A stay in a French hospital

Our blogger shares her unexpected experience in a French hospital. Source: Getty Images.

As I live in France and can converse in French, being treated in a French hospital has no drawbacks for me – that is apart from the drawbacks of the health issues that brought about me having to be in one!

At 81 years of age, it looks like I did too much too quickly and caused a mini-stroke but until the doctors worked out why one of the arteries became blocked, I had to remain in hospital for tests because, I was told, if it happens again my body’s defence mechanism might not succeed in de-blocking the artery as it had successfully done before – right, that’s enough about illness, I want to write about my impressions.

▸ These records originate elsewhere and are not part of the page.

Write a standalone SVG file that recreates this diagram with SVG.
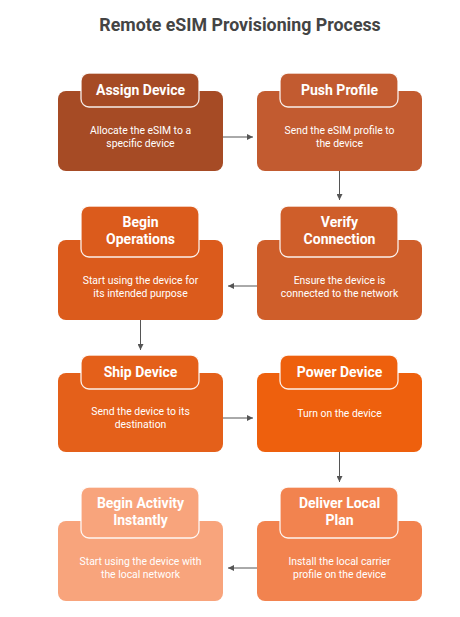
<svg xmlns="http://www.w3.org/2000/svg" width="460" height="617" viewBox="0 0 460 617">
<style>
.title{font-family:Roboto,"Liberation Sans",sans-serif;font-weight:bold;font-size:17.8px;fill:#444444;text-anchor:middle}
.hd{font-family:Roboto,"Liberation Sans",sans-serif;font-weight:bold;font-size:14px;fill:#ffffff;text-anchor:middle}
.tx{font-family:Roboto,"Liberation Sans",sans-serif;font-size:10.4px;fill:#ffffff;text-anchor:middle}
.hb{stroke:#ffffff;stroke-opacity:0.9;stroke-width:1.3}
.cn{stroke:#555555;stroke-width:1;fill:none;marker-end:url(#ah)}
</style>
<defs>
<marker id="ah" viewBox="0 0 10 10" refX="10" refY="5" markerWidth="6" markerHeight="6" markerUnits="userSpaceOnUse" orient="auto">
<path d="M0,0 L10,5 L0,10 z" fill="#555555"/>
</marker>
</defs>
<rect width="460" height="617" fill="#ffffff"/>
<text class="title" x="240" y="31">Remote eSIM Provisioning Process</text>
<g id="connectors">
<line class="cn" x1="223" y1="137" x2="253" y2="137"/>
<line class="cn" x1="339.5" y1="171" x2="339.5" y2="200"/>
<line class="cn" x1="257" y1="286" x2="228" y2="286"/>
<line class="cn" x1="140.5" y1="320" x2="140.5" y2="350"/>
<line class="cn" x1="223" y1="418" x2="253" y2="418"/>
<line class="cn" x1="339.5" y1="452" x2="339.5" y2="482"/>
<line class="cn" x1="257" y1="568" x2="228" y2="568"/>
</g>
<g id="assign-device">
<rect x="58" y="91" width="165" height="80" rx="8" fill="#A64B25"/>
<rect class="hb" x="81" y="73" width="118" height="34" rx="8" fill="#A64B25"/>
<text class="hd" x="140.5" y="95">Assign Device</text>
<text class="tx" x="140.5" y="134">Allocate the eSIM to a</text>
<text class="tx" x="140.5" y="146.5">specific device</text>
</g>
<g id="push-profile">
<rect x="257" y="91" width="165" height="80" rx="8" fill="#C25B30"/>
<rect class="hb" x="280" y="73" width="118" height="34" rx="8" fill="#C25B30"/>
<text class="hd" x="339.5" y="95">Push Profile</text>
<text class="tx" x="339.5" y="134">Send the eSIM profile to</text>
<text class="tx" x="339.5" y="146.5">the device</text>
</g>
<g id="begin-operations">
<rect x="58" y="240" width="165" height="80" rx="8" fill="#DB5B1C"/>
<rect class="hb" x="81" y="206" width="118" height="51" rx="8" fill="#DB5B1C"/>
<text class="hd" x="140.5" y="227">Begin</text>
<text class="hd" x="140.5" y="244">Operations</text>
<text class="tx" x="140.5" y="284">Start using the device for</text>
<text class="tx" x="140.5" y="296.5">its intended purpose</text>
</g>
<g id="verify-connection">
<rect x="257" y="240" width="165" height="80" rx="8" fill="#CF5E2A"/>
<rect class="hb" x="280" y="206" width="118" height="51" rx="8" fill="#CF5E2A"/>
<text class="hd" x="339.5" y="227">Verify</text>
<text class="hd" x="339.5" y="244">Connection</text>
<text class="tx" x="339.5" y="284">Ensure the device is</text>
<text class="tx" x="339.5" y="296.5">connected to the network</text>
</g>
<g id="ship-device">
<rect x="58" y="373" width="165" height="79" rx="8" fill="#E4601A"/>
<rect class="hb" x="81" y="355" width="118" height="34" rx="8" fill="#E4601A"/>
<text class="hd" x="140.5" y="377">Ship Device</text>
<text class="tx" x="140.5" y="415">Send the device to its</text>
<text class="tx" x="140.5" y="427.5">destination</text>
</g>
<g id="power-device">
<rect x="257" y="373" width="165" height="79" rx="8" fill="#EE600D"/>
<rect class="hb" x="280" y="355" width="118" height="34" rx="8" fill="#EE600D"/>
<text class="hd" x="339.5" y="377">Power Device</text>
<text class="tx" x="339.5" y="417">Turn on the device</text>
</g>
<g id="begin-activity-instantly">
<rect x="58" y="521" width="165" height="80" rx="8" fill="#F8A47C"/>
<rect class="hb" x="81" y="487" width="118" height="51" rx="8" fill="#F8A47C"/>
<text class="hd" x="140.5" y="508">Begin Activity</text>
<text class="hd" x="140.5" y="525">Instantly</text>
<text class="tx" x="140.5" y="565">Start using the device with</text>
<text class="tx" x="140.5" y="577.5">the local network</text>
</g>
<g id="deliver-local-plan">
<rect x="257" y="521" width="165" height="80" rx="8" fill="#F2834F"/>
<rect class="hb" x="280" y="487" width="118" height="51" rx="8" fill="#F2834F"/>
<text class="hd" x="339.5" y="508">Deliver Local</text>
<text class="hd" x="339.5" y="525">Plan</text>
<text class="tx" x="339.5" y="565">Install the local carrier</text>
<text class="tx" x="339.5" y="577.5">profile on the device</text>
</g>
</svg>
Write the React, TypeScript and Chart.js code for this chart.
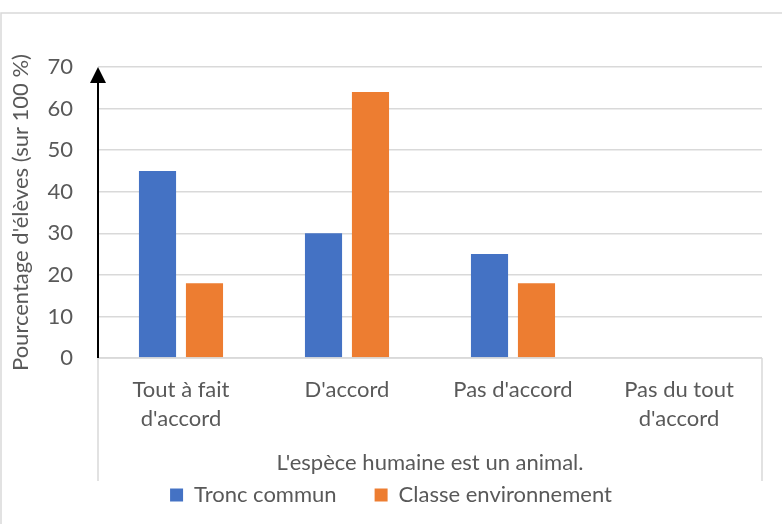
import React, { useEffect, useRef } from "react";
import { Chart, registerables } from "chart.js";

Chart.register(...registerables);

const categories: (string | string[])[] = [
  ["Tout à fait", "d'accord"],
  "D'accord",
  "Pas d'accord",
  ["Pas du tout", "d'accord"],
];
const troncCommun = [45, 30, 25, 0];
const classeEnvironnement = [18, 64, 18, 0];
const yTitle = "Pourcentage d'élèves (sur 100 %)";
const xTitle = "L'espèce humaine est un animal.";
const seriesNames = ["Tronc commun", "Classe environnement"];

const FONT = "Lato";
const SIZE = 22;
const TEXT = "#595959";
const GRID = "#d9d9d9";

const decorations = {
  id: "decorations",
  afterDraw(chart: any) {
    const { ctx, chartArea } = chart;
    const { left, right, top, bottom } = chartArea;
    ctx.save();
    // outer border (top + left)
    ctx.strokeStyle = GRID;
    ctx.lineWidth = 1.5;
    ctx.beginPath();
    ctx.moveTo(1, 524);
    ctx.lineTo(1, 13);
    ctx.lineTo(782, 13);
    ctx.stroke();
    // category box lines
    ctx.beginPath();
    ctx.moveTo(left, bottom);
    ctx.lineTo(right, bottom);
    ctx.moveTo(left, bottom);
    ctx.lineTo(left, bottom + 123);
    ctx.moveTo(right, bottom);
    ctx.lineTo(right, bottom + 123);
    ctx.stroke();
    // arrow axis
    ctx.strokeStyle = "#000";
    ctx.fillStyle = "#000";
    ctx.lineWidth = 2;
    ctx.beginPath();
    ctx.moveTo(left, bottom);
    ctx.lineTo(left, top + 14);
    ctx.stroke();
    ctx.beginPath();
    ctx.moveTo(left, top);
    ctx.lineTo(left - 8, top + 16);
    ctx.lineTo(left + 8, top + 16);
    ctx.closePath();
    ctx.fill();
    ctx.restore();
  },
};

export default function App() {
  const ref = useRef<HTMLCanvasElement>(null);
  useEffect(() => {
    if (!ref.current) return;
    const chart = new Chart(ref.current, {
      type: "bar",
      data: {
        labels: categories,
        datasets: [
          {
            label: seriesNames[0],
            data: troncCommun,
            backgroundColor: "#4472C4",
            categoryPercentage: 0.566,
            barPercentage: 0.79,
          },
          {
            label: seriesNames[1],
            data: classeEnvironnement,
            backgroundColor: "#ED7D31",
            categoryPercentage: 0.566,
            barPercentage: 0.79,
          },
        ],
      },
      options: {
        responsive: false,
        animation: false,
        layout: { padding: { top: 67, left: 8, right: 8, bottom: 8 } },
        plugins: {
          tooltip: { enabled: false },
          legend: {
            position: "bottom",
            labels: {
              color: TEXT,
              font: { family: FONT, size: SIZE },
              boxWidth: 13,
              boxHeight: 13,
              padding: 38,
            },
          },
        },
        scales: {
          x: {
            afterFit: (s: any) => {
              s.height = 88;
            },
            grid: { display: false, drawTicks: false },
            border: { display: false },
            ticks: {
              color: TEXT,
              font: { family: FONT, size: SIZE, lineHeight: 1.32 },
              padding: 17,
              maxRotation: 0,
            },
            title: {
              display: true,
              text: xTitle,
              color: TEXT,
              font: { family: FONT, size: SIZE, lineHeight: 1.0 },
              padding: { top: 0, bottom: -28 },
            },
          },
          y: {
            afterFit: (s: any) => {
              s.width = 90;
            },
            min: 0,
            max: 70,
            ticks: {
              stepSize: 10,
              color: TEXT,
              font: { family: FONT, size: SIZE },
              padding: 25,
            },
            grid: { color: GRID, lineWidth: 1.5, drawTicks: false },
            border: { display: false },
            title: {
              display: true,
              text: yTitle,
              color: TEXT,
              font: { family: FONT, size: SIZE, lineHeight: 1.2 },
              padding: { top: 0, bottom: 0 },
            },
          },
        },
      },
      plugins: [
        decorations,
        {
          id: "rightEdge",
          afterLayout(chart: any) {
            // keep plot area right edge at 762 while legend spans full width
            chart.chartArea.right = 762;
            const x = chart.scales.x;
            x.right = 762;
            x.width = 762 - x.left;
            x.configure();
            x.ticks.forEach(() => {});
          },
        },
      ],
    });
    return () => chart.destroy();
  }, []);
  return (
    <canvas
      ref={ref}
      width={782}
      height={524}
      style={{ position: "absolute", left: 0, top: 0, display: "block", background: "#fff" }}
    />
  );
}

It was a Wednesday evening when I arrived at the hospital and after the male nurse and female driver of the ambulance handed me in at the emergency entrance having transferred me to a hospital ‘brancard’ (a solid stretcher on wheels) I did not have to wait long before I was wheeled off along a wide corridor to a room with four curtained off bays, each bay measuring about 3 metres square.  There I was questioned by three medical staff about my symptoms while a young male nurse stripped off my moccasins, shirt and underwear but not my socks and jeans and then a young female doctor covered my chest in numerous stick-on patches and attached wires to them, after which she threaded my arms through one of those back to front gowns, a nice sky blue one, and wound a blood pressure pad around my upper right arm.  My left arm seemed to be being avoided as that arm had been the one that had become temporarily paralysed (that’s how I had become alerted to the fact I was having a stroke and went to a neighbour’s for help).

A male nurse ran a test where squiggly lines were printed and that test had to be done twice more because the doctor and I were in conversation together and my speaking messed up the results apparently.  Then I was left unattended while the blood pressure pad inflated at regular intervals.  About half an hour later I was wheeled along to the department where IRMs were done that’s magnetic resonance imaging so M.R.I. in English and was told it would take 15 minutes and to be prepared to hear loud noises.  There was a bit of shuddering too as well as strange sounds.

After that, I was returned to the bay and the young woman doctor tried explaining the results to me because I couldn’t follow what she was saying, she went off somewhere and came back with a piece of paper and wrote on it under French words:

“No stroke. Considered like stroke.” All the same I was to be kept in hospital for observation and I was wheeled off to the intensive care wing of the neurovascular ward, neurovascular I later learnt related to or involved both nerves and blood vessels.

I was put in the emergency room and lay attached by a wire to the wires to my chest and to a wire fitted to a cap clipped over my finger and another connected to the blood pressure pad that was regularly pumping up to give readings and all was connected to machinery behind my bed.  This room was opposite the staff room and that first night my sleep got interrupted not only by nurses coming in to check on me but by staffroom chatter and laughter. This rather irritated me lying there feeling anxious but the second night hearing laughter was a comfort.

The third night I was caught by surprise when a woman in a flowing, flowery dressing gown with her hair up in an untidy top-knot with end bits sticking out entered the room with a big beaming smile on her face, close behind her was a man well into his 50s. I first thought they were patients coming to say “Hello” but they were the new night shift nurses popping in to introduce themselves and upon me remarking on the dressing gown, she told me she was wearing it because she was cold!

By then I was allowed to detach myself from the wires and use the room’s toilet, so I no longer had the embarrassment of having to use a bedpan plus having pain in my lower back while on it.  After that I enjoyed having to remain in bed; I read, watched television and ate tasty French meals and had pleasant medical staff chatting to me.

I noticed all the personnel looked to be from their early 20s to their early 40s – apart from the social worker in her late forties who came to see me and the male night nurse.  It also occurred to me that the doctors who saw me were women and many nurses were men although I saw only one male member of the cleaning staff.

A couple of days after that I saw a nurse who looked to be in her 50s and when I remarked about the lack of senior staff in the hospital to my neighbour, Veronique who came to see me, she commented that it would probably have been the pandemic that brought about their departure, she used to be a hospital nurse, so she knew all about the pressure of overwork that caused medical personnel to retire early as she had done.

I observed when I was taken by wheelchair to the ophthalmologist department of the hospital to have my eyes tested that most of the patients waiting were elderly and seeing that the bulk of the staff are people aged 20 to 50, I came to the realisation that we older people with health problems are providing work for young people, so that cheered me up!

After other tests with the results showing there was only one artery with calcification that needed medication, I went home happy knowing I was going to be okay.